WORK TO BE COMPLETED: Omit the pictures and print exactly the lines of the listing below, starting at the first and ending at the line containing "ax2 = fig.add_axes([0.4753, 0.0015, 0.5247, 0.4368])".
━━ GIVEN INFORMATION
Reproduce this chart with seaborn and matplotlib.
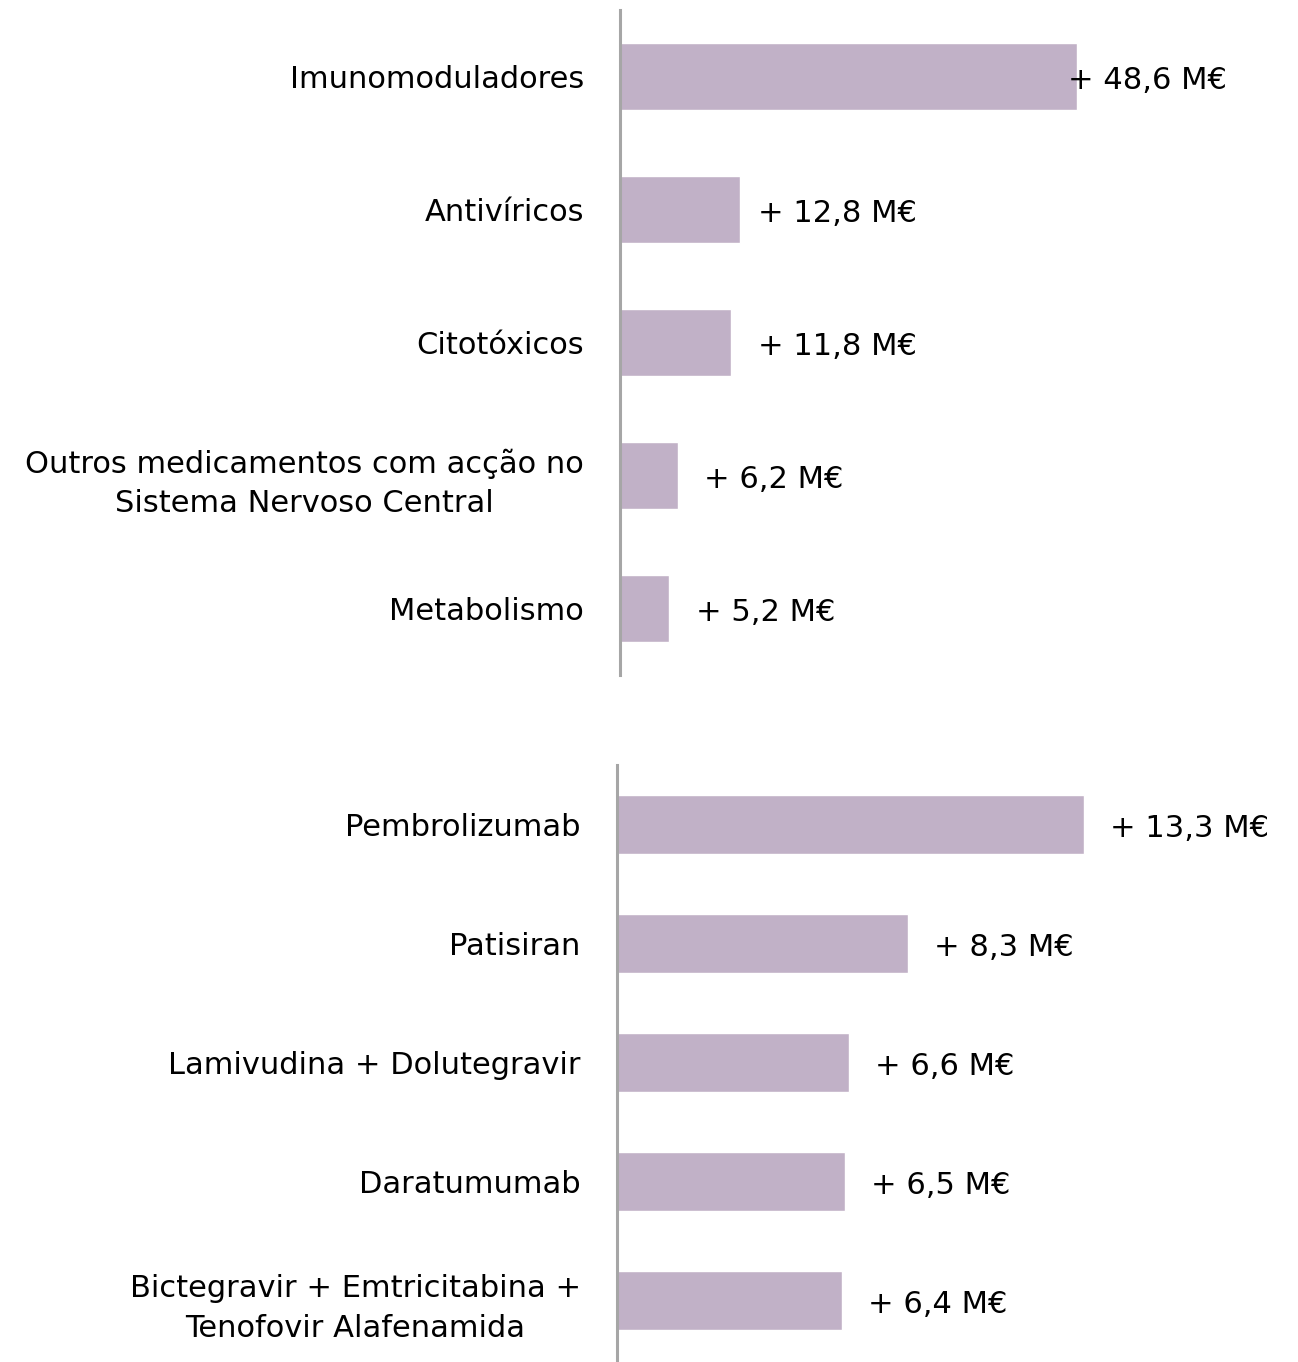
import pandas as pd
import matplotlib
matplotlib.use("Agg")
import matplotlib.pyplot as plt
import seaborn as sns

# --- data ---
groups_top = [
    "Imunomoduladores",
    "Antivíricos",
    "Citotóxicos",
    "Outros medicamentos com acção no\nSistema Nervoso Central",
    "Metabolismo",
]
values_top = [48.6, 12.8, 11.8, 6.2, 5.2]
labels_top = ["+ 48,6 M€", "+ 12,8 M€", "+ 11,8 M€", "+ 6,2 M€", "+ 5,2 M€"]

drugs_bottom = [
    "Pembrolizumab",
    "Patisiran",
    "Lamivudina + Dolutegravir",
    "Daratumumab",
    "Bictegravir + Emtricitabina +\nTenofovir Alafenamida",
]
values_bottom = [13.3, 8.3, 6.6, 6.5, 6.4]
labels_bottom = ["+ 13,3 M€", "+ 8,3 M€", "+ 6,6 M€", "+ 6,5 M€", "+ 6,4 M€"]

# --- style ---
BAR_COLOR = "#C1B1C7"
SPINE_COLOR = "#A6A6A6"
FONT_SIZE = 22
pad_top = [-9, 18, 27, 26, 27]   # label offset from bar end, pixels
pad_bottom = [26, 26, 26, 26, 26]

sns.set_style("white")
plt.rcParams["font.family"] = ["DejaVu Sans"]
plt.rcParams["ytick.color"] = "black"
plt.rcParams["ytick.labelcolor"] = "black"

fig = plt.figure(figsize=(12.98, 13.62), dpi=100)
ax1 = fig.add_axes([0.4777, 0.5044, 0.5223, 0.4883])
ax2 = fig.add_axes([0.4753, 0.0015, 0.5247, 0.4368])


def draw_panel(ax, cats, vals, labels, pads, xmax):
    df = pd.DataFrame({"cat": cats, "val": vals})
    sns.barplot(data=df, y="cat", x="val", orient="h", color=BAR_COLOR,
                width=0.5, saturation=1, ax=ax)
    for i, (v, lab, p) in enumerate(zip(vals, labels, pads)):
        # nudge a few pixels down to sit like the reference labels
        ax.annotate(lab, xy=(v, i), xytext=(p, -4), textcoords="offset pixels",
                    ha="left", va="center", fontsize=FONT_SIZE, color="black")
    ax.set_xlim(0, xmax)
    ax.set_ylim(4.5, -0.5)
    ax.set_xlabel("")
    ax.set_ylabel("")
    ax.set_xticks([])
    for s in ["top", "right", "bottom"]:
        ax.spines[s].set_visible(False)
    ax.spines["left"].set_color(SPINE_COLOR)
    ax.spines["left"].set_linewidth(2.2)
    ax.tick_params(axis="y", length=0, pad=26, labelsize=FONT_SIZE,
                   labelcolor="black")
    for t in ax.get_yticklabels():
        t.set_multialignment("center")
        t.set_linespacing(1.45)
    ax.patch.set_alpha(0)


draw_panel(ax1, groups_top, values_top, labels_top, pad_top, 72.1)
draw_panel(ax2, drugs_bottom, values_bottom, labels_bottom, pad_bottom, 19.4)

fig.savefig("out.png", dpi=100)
━━━━
RESULT OF THE TASK:
Reproduce this chart with seaborn and matplotlib.
import pandas as pd
import matplotlib
matplotlib.use("Agg")
import matplotlib.pyplot as plt
import seaborn as sns

# --- data ---
groups_top = [
    "Imunomoduladores",
    "Antivíricos",
    "Citotóxicos",
    "Outros medicamentos com acção no\nSistema Nervoso Central",
    "Metabolismo",
]
values_top = [48.6, 12.8, 11.8, 6.2, 5.2]
labels_top = ["+ 48,6 M€", "+ 12,8 M€", "+ 11,8 M€", "+ 6,2 M€", "+ 5,2 M€"]

drugs_bottom = [
    "Pembrolizumab",
    "Patisiran",
    "Lamivudina + Dolutegravir",
    "Daratumumab",
    "Bictegravir + Emtricitabina +\nTenofovir Alafenamida",
]
values_bottom = [13.3, 8.3, 6.6, 6.5, 6.4]
labels_bottom = ["+ 13,3 M€", "+ 8,3 M€", "+ 6,6 M€", "+ 6,5 M€", "+ 6,4 M€"]

# --- style ---
BAR_COLOR = "#C1B1C7"
SPINE_COLOR = "#A6A6A6"
FONT_SIZE = 22
pad_top = [-9, 18, 27, 26, 27]   # label offset from bar end, pixels
pad_bottom = [26, 26, 26, 26, 26]

sns.set_style("white")
plt.rcParams["font.family"] = ["DejaVu Sans"]
plt.rcParams["ytick.color"] = "black"
plt.rcParams["ytick.labelcolor"] = "black"

fig = plt.figure(figsize=(12.98, 13.62), dpi=100)
ax1 = fig.add_axes([0.4777, 0.5044, 0.5223, 0.4883])
ax2 = fig.add_axes([0.4753, 0.0015, 0.5247, 0.4368])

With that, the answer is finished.